▸ DATASET SECTION:
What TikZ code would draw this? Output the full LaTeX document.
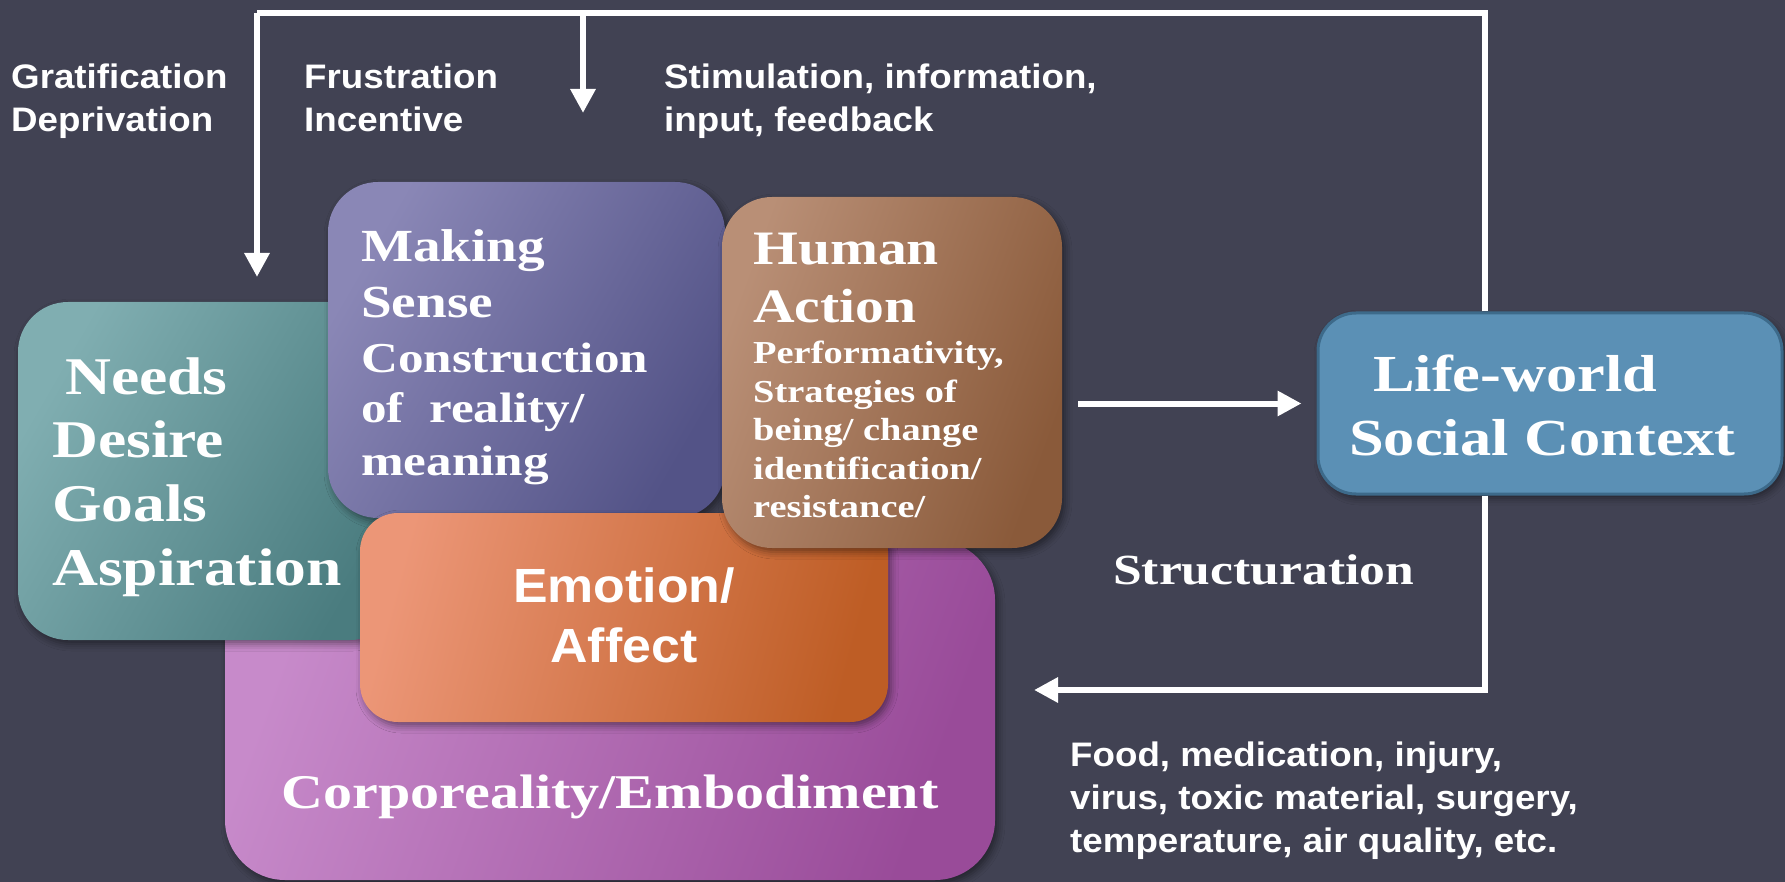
\documentclass[tikz,border=0pt]{standalone}
\usepackage{fontspec}
\newfontfamily\serb{Liberation Serif Bold}[FakeStretch=1.2]
\newfontfamily\sansf{Liberation Sans Bold}[FakeStretch=1.08]
\usetikzlibrary{arrows.meta,shadows.blur}
\definecolor{bg}{HTML}{414253}
\definecolor{tealL}{HTML}{80AEB1}
\definecolor{tealD}{HTML}{4A7C7F}
\definecolor{purpL}{HTML}{8A87B6}
\definecolor{purpD}{HTML}{535387}
\definecolor{brownL}{HTML}{B98F76}
\definecolor{brownD}{HTML}{8A5A3A}
\definecolor{orgL}{HTML}{EC9677}
\definecolor{orgD}{HTML}{BE5D25}
\definecolor{magL}{HTML}{C78ACA}
\definecolor{magD}{HTML}{994B99}
\definecolor{lwfill}{HTML}{5B90B5}
\definecolor{lwedge}{HTML}{3D6A8A}
\newcommand{\fsz}[1]{\fontsize{#1}{#1}\selectfont}
\tikzset{
  lbl/.style={text=white, inner sep=0pt, anchor=base west, font=\sansf\fsz{34}},
  ser/.style={text=white, inner sep=0pt, anchor=base west},
  panel/.style={inner sep=0pt, draw=none, blur shadow={shadow xshift=3pt, shadow yshift=-4pt, shadow blur radius=7pt, shadow opacity=45}},
  wline/.style={draw=white, line width=6pt, line join=miter},
  arr/.style={wline, -{Triangle[length=24pt,width=24pt]}}
}
\begin{document}
\begin{tikzpicture}[x=1pt,y=-1pt]
\useasboundingbox (0,0) rectangle (1785,882);
\fill[bg] (0,0) rectangle (1785,882);

% feedback loop coordinates
\coordinate (tr) at (1485,13);
\coordinate (tl) at (257,13);
\coordinate (tm) at (583,13);
\coordinate (tlend) at (257,277);
\coordinate (tmend) at (583,113);
\coordinate (br) at (1485,690);
\coordinate (bend) at (1034,690);

% boxes
\node[panel, rounded corners=60pt, minimum width=770pt, minimum height=340pt,
  left color=magL, right color=magD, shading angle=70] (corp) at (610,710) {};
\node[ser, anchor=base, font=\serb\fsz{48.4}] (corpt) at (610,808) {Corporeality/Embodiment};

\node[panel, rounded corners=50pt, minimum width=382pt, minimum height=338pt,
  left color=tealL, right color=tealD, shading angle=60] (needs) at (209,471) {};
\node[ser, font=\serb\fsz{53}] (n1) at (52,394) {\hspace*{13pt}Needs};
\node[ser, font=\serb\fsz{53}] (n2) at (52,457) {Desire};
\node[ser, font=\serb\fsz{53}] (n3) at (52,521) {Goals};
\node[ser, font=\serb\fsz{53}] (n4) at (52,585) {Aspiration};

\node[panel, rounded corners=50pt, minimum width=397pt, minimum height=336pt,
  left color=purpL, right color=purpD, shading angle=60] (ms) at (526.5,350) {};
\node[ser, font=\serb\fsz{46}] (m1) at (361,262) {Making};
\node[ser, font=\serb\fsz{46}] (m2) at (361,318) {Sense};
\node[ser, font=\serb\fsz{42.6}] (m3) at (361,373) {Construction};
\node[ser, font=\serb\fsz{42.6}] (m4) at (361,422) {of~~reality/};
\node[ser, font=\serb\fsz{42.6}] (m5) at (361,475) {meaning};

\node[panel, rounded corners=38pt, minimum width=528pt, minimum height=209pt,
  left color=orgL, right color=orgD, shading angle=75] (emo) at (624,617.5) {};
\node[ser, anchor=base, font=\sansf\fsz{48}] (e1) at (624,602) {Emotion/};
\node[ser, anchor=base, font=\sansf\fsz{48}] (e2) at (624,662) {Affect};

\node[panel, rounded corners=50pt, minimum width=340pt, minimum height=351pt,
  left color=brownL, right color=brownD, shading angle=70] (ha) at (892,372.5) {};
\node[ser, font=\serb\fsz{48}] (h1) at (753,265) {Human};
\node[ser, font=\serb\fsz{48}] (h2) at (753,323) {Action};
\node[ser, font=\serb\fsz{32}] (h3) at (753,363) {Performativity,};
\node[ser, font=\serb\fsz{32}] (h4) at (753,402) {Strategies of};
\node[ser, font=\serb\fsz{32}] (h5) at (753,440) {being/ change};
\node[ser, font=\serb\fsz{32}] (h6) at (753,479) {identification/};
\node[ser, font=\serb\fsz{32}] (h7) at (753,517) {resistance/};

\node[panel, rounded corners=38pt, minimum width=464pt, minimum height=181pt,
  fill=lwfill, draw=lwedge, line width=3pt] (lw) at (1550,403.5) {};
\node[ser, font=\serb\fsz{52}] (l1) at (1373,391.5) {Life-world};
\node[ser, font=\serb\fsz{52}] (l2) at (1349,455) {Social Context};

% connectors
\draw[wline] (lw.north -| tr) -- (tr) -- (tl);
\draw[arr] (tl) -- (tlend);
\draw[arr] (tm) -- (tmend);
\draw[arr] ([xshift=16pt]ha.east |- lw.west) -- ([xshift=-15pt]lw.west);
\draw[arr] (lw.south -| br) -- (br) -- (bend);

% labels
\node[lbl] (g1) at (11,89) {Gratification};
\node[lbl] (g2) at (11,132) {Deprivation};
\node[lbl] (f1) at (304,89) {Frustration};
\node[lbl] (f2) at (304,132) {Incentive};
\node[lbl] (s1) at (664,89) {Stimulation, information,};
\node[lbl] (s2) at (664,132) {input, feedback};
\node[ser, font=\serb\fsz{43}] (st) at (1113,584) {Structuration};
\node[lbl] (fd1) at (1070,766) {Food, medication, injury,};
\node[lbl] (fd2) at (1070,809) {virus, toxic material, surgery,};
\node[lbl] (fd3) at (1070,852) {temperature, air quality, etc.};
\end{tikzpicture}
\end{document}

▸ WORK TO COMPLETE: Pictures excluded, quote all the data above exactly.

▸ WRITTEN SOLUTION:
What TikZ code would draw this? Output the full LaTeX document.
\documentclass[tikz,border=0pt]{standalone}
\usepackage{fontspec}
\newfontfamily\serb{Liberation Serif Bold}[FakeStretch=1.2]
\newfontfamily\sansf{Liberation Sans Bold}[FakeStretch=1.08]
\usetikzlibrary{arrows.meta,shadows.blur}
\definecolor{bg}{HTML}{414253}
\definecolor{tealL}{HTML}{80AEB1}
\definecolor{tealD}{HTML}{4A7C7F}
\definecolor{purpL}{HTML}{8A87B6}
\definecolor{purpD}{HTML}{535387}
\definecolor{brownL}{HTML}{B98F76}
\definecolor{brownD}{HTML}{8A5A3A}
\definecolor{orgL}{HTML}{EC9677}
\definecolor{orgD}{HTML}{BE5D25}
\definecolor{magL}{HTML}{C78ACA}
\definecolor{magD}{HTML}{994B99}
\definecolor{lwfill}{HTML}{5B90B5}
\definecolor{lwedge}{HTML}{3D6A8A}
\newcommand{\fsz}[1]{\fontsize{#1}{#1}\selectfont}
\tikzset{
  lbl/.style={text=white, inner sep=0pt, anchor=base west, font=\sansf\fsz{34}},
  ser/.style={text=white, inner sep=0pt, anchor=base west},
  panel/.style={inner sep=0pt, draw=none, blur shadow={shadow xshift=3pt, shadow yshift=-4pt, shadow blur radius=7pt, shadow opacity=45}},
  wline/.style={draw=white, line width=6pt, line join=miter},
  arr/.style={wline, -{Triangle[length=24pt,width=24pt]}}
}
\begin{document}
\begin{tikzpicture}[x=1pt,y=-1pt]
\useasboundingbox (0,0) rectangle (1785,882);
\fill[bg] (0,0) rectangle (1785,882);

% feedback loop coordinates
\coordinate (tr) at (1485,13);
\coordinate (tl) at (257,13);
\coordinate (tm) at (583,13);
\coordinate (tlend) at (257,277);
\coordinate (tmend) at (583,113);
\coordinate (br) at (1485,690);
\coordinate (bend) at (1034,690);

% boxes
\node[panel, rounded corners=60pt, minimum width=770pt, minimum height=340pt,
  left color=magL, right color=magD, shading angle=70] (corp) at (610,710) {};
\node[ser, anchor=base, font=\serb\fsz{48.4}] (corpt) at (610,808) {Corporeality/Embodiment};

\node[panel, rounded corners=50pt, minimum width=382pt, minimum height=338pt,
  left color=tealL, right color=tealD, shading angle=60] (needs) at (209,471) {};
\node[ser, font=\serb\fsz{53}] (n1) at (52,394) {\hspace*{13pt}Needs};
\node[ser, font=\serb\fsz{53}] (n2) at (52,457) {Desire};
\node[ser, font=\serb\fsz{53}] (n3) at (52,521) {Goals};
\node[ser, font=\serb\fsz{53}] (n4) at (52,585) {Aspiration};

\node[panel, rounded corners=50pt, minimum width=397pt, minimum height=336pt,
  left color=purpL, right color=purpD, shading angle=60] (ms) at (526.5,350) {};
\node[ser, font=\serb\fsz{46}] (m1) at (361,262) {Making};
\node[ser, font=\serb\fsz{46}] (m2) at (361,318) {Sense};
\node[ser, font=\serb\fsz{42.6}] (m3) at (361,373) {Construction};
\node[ser, font=\serb\fsz{42.6}] (m4) at (361,422) {of~~reality/};
\node[ser, font=\serb\fsz{42.6}] (m5) at (361,475) {meaning};

\node[panel, rounded corners=38pt, minimum width=528pt, minimum height=209pt,
  left color=orgL, right color=orgD, shading angle=75] (emo) at (624,617.5) {};
\node[ser, anchor=base, font=\sansf\fsz{48}] (e1) at (624,602) {Emotion/};
\node[ser, anchor=base, font=\sansf\fsz{48}] (e2) at (624,662) {Affect};

\node[panel, rounded corners=50pt, minimum width=340pt, minimum height=351pt,
  left color=brownL, right color=brownD, shading angle=70] (ha) at (892,372.5) {};
\node[ser, font=\serb\fsz{48}] (h1) at (753,265) {Human};
\node[ser, font=\serb\fsz{48}] (h2) at (753,323) {Action};
\node[ser, font=\serb\fsz{32}] (h3) at (753,363) {Performativity,};
\node[ser, font=\serb\fsz{32}] (h4) at (753,402) {Strategies of};
\node[ser, font=\serb\fsz{32}] (h5) at (753,440) {being/ change};
\node[ser, font=\serb\fsz{32}] (h6) at (753,479) {identification/};
\node[ser, font=\serb\fsz{32}] (h7) at (753,517) {resistance/};

\node[panel, rounded corners=38pt, minimum width=464pt, minimum height=181pt,
  fill=lwfill, draw=lwedge, line width=3pt] (lw) at (1550,403.5) {};
\node[ser, font=\serb\fsz{52}] (l1) at (1373,391.5) {Life-world};
\node[ser, font=\serb\fsz{52}] (l2) at (1349,455) {Social Context};

% connectors
\draw[wline] (lw.north -| tr) -- (tr) -- (tl);
\draw[arr] (tl) -- (tlend);
\draw[arr] (tm) -- (tmend);
\draw[arr] ([xshift=16pt]ha.east |- lw.west) -- ([xshift=-15pt]lw.west);
\draw[arr] (lw.south -| br) -- (br) -- (bend);

% labels
\node[lbl] (g1) at (11,89) {Gratification};
\node[lbl] (g2) at (11,132) {Deprivation};
\node[lbl] (f1) at (304,89) {Frustration};
\node[lbl] (f2) at (304,132) {Incentive};
\node[lbl] (s1) at (664,89) {Stimulation, information,};
\node[lbl] (s2) at (664,132) {input, feedback};
\node[ser, font=\serb\fsz{43}] (st) at (1113,584) {Structuration};
\node[lbl] (fd1) at (1070,766) {Food, medication, injury,};
\node[lbl] (fd2) at (1070,809) {virus, toxic material, surgery,};
\node[lbl] (fd3) at (1070,852) {temperature, air quality, etc.};
\end{tikzpicture}
\end{document}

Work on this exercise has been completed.